Today, there is an option to address every weight-loss goal, health concern or body type. There are numerous ways to go about understanding whether the South Beach Diet is appropriate for you or whether you should dive headfirst into the cabbage soup diet craze. Similarly, there are numerous options to help brands reach their video marketing goals, but unfortunately there is no simple way to understand the best option for a particular brand.
Every option is going to present itself as the single solution that addresses every marketing need. But to borrow a line from Frank Zappa, “One size does not fit all.” Each channel offering access to video inventory has its own distinct benefits, and marketers must understand how they can benefit from working with different types of partners.
Publisher-direct relationships are perhaps the oldest and most risk-free method of advertising. Purchasing video inventory directly from a known publisher avoids the uncertainties that pop up in other advertising options, and gives a brand premium content adjacency.
These benefits often come at a premium, but this is often a justified cost of business. TV buyers invest healthy amounts of budget for a 30-second Super Bowl ad because this commercial space is rare and in-demand, and buying premium publisher spots provides similar benefits. Advertisers buy and serve their message around quality content, albeit at a high cost with narrow reach of viewers who will receive the branding experience.
Whether display, video or mobile-focused, ad networks have struggled with a negative reputation due to a few bad apples. An ad network aggregates inventory from many publishers, to which it delivers campaigns from many advertisers. It is believed that the video ad network is what put video advertising on the upward trajectory following Google’ acquisition of YouTube in 2006.
Collecting video traffic from many publishers provides advertisers with a larger reach and a diverse audience while delivering at an affordable price, thanks to the varied inventory sources. A buffet that serves some steak will always be cheaper than the prime rib dinner at the same restaurant.
But because networks deal with many inventory sources, it can sometimes be difficult to provide the transparency and brand protection of a direct buy. Advertisers should always ask what degree of visibility they will get into delivery, what type of campaign analytics they will see, and how a network provides brand safety (whether manually or with technology). Better yet, look for a pricing model that ensures you're only paying when consumers actually engage with the ads. This creates an experience that benefits not only the brand, but consumers and publishers as well.
(Full disclosure: VideoHub is an enterprise platform and division of Tremor Video, which also operates a video ad network.)

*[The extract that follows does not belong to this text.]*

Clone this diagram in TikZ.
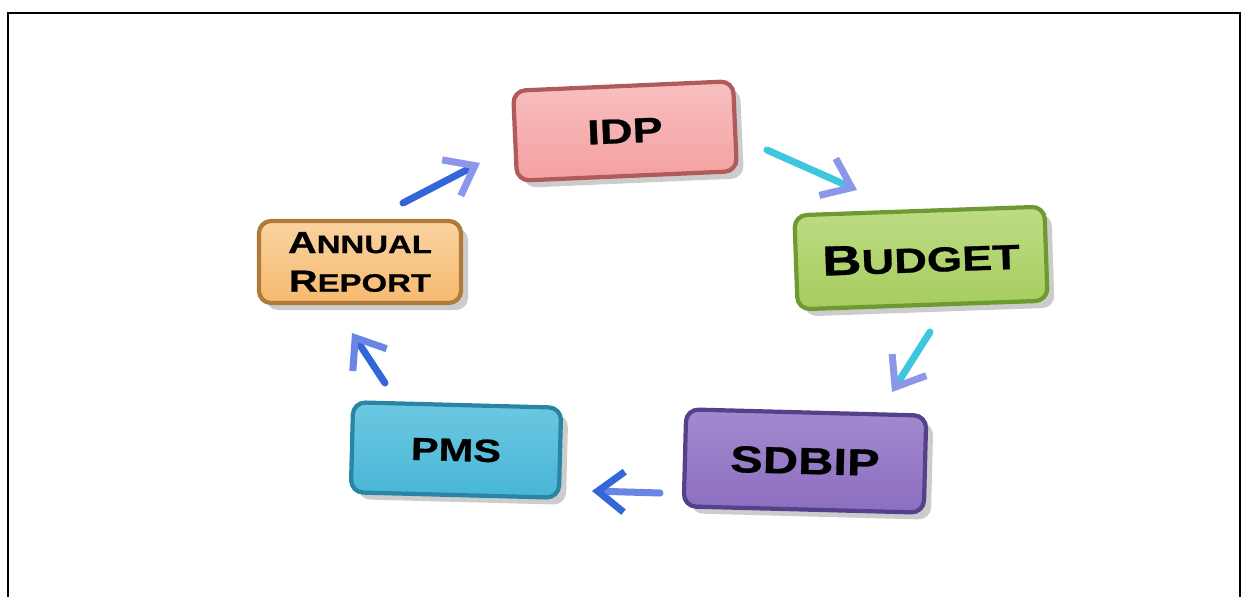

Right Media launched the first display ad exchange in 2005 when both display campaigns and publisher inventory were plentiful. Video-focused marketers need inventory, but video content is much scarcer, making the video ad exchange less potent compared to display.
An ad exchange is a middleman, marrying advertisers with inventory owners, with most claiming transparency and the ability to average down costs through real-time bidding. In theory, these are attainable goals no matter the medium; in reality, making these claims possible in video is not as trivial as in display. Video ad exchanges will grow in number as the amount of video inventory available for purchase through an exchange rises, but it’s yet to be seen whether the benefits we see in display exchanges translate for video-focused marketers.
Agency Trading Desks
To say that there is controversy around the relatively new concept of trading desks is an understatement. Trading desks -- separately established divisions under an agency or holding company umbrella -- aggregate inventory from various sources and make it available for purchase by the agency. Quite simply, it’s a private ad network.
Proponents argue that this strategy allows the agency to avoid margin costs that come with working with ad networks, while acquiring inventory in far more efficient fashion. After all, the trading desk is part of the same organization as the buy-side agency, and we expect plants from the same seed to play nicely together (consider how your MacBook syncs nicely with your iPhone).
But trading desks offer little transparency into both the fee structures and the inventory that makes up the desk’s pool. Couple that with the fact that the agent providing the results and the vendor come from the same family, and it’s enough to make any advertiser pause. Some will openly wonder about conflicts of interest. Kickbacks are common, and stories of official mandates for media planners to utilize the trading desk are rampant. No homebuyer wants to work with the same agent working with the owner selling the house.
Results are Everything
A good financial advisor is always going to recommend you diversify your portfolio to protect yourself against market conditions, while still capturing the upside when the market swings in the other direction. Marketers can apply the same advice to buying video ad inventory. Direct publisher buys, ad networks, trading desks and exchanges all bring value to marketers, whether it’s technology, pricing or association with premium content. But all four strategies also come with nuances that must be considered, and understanding how to allocate money across the options is key.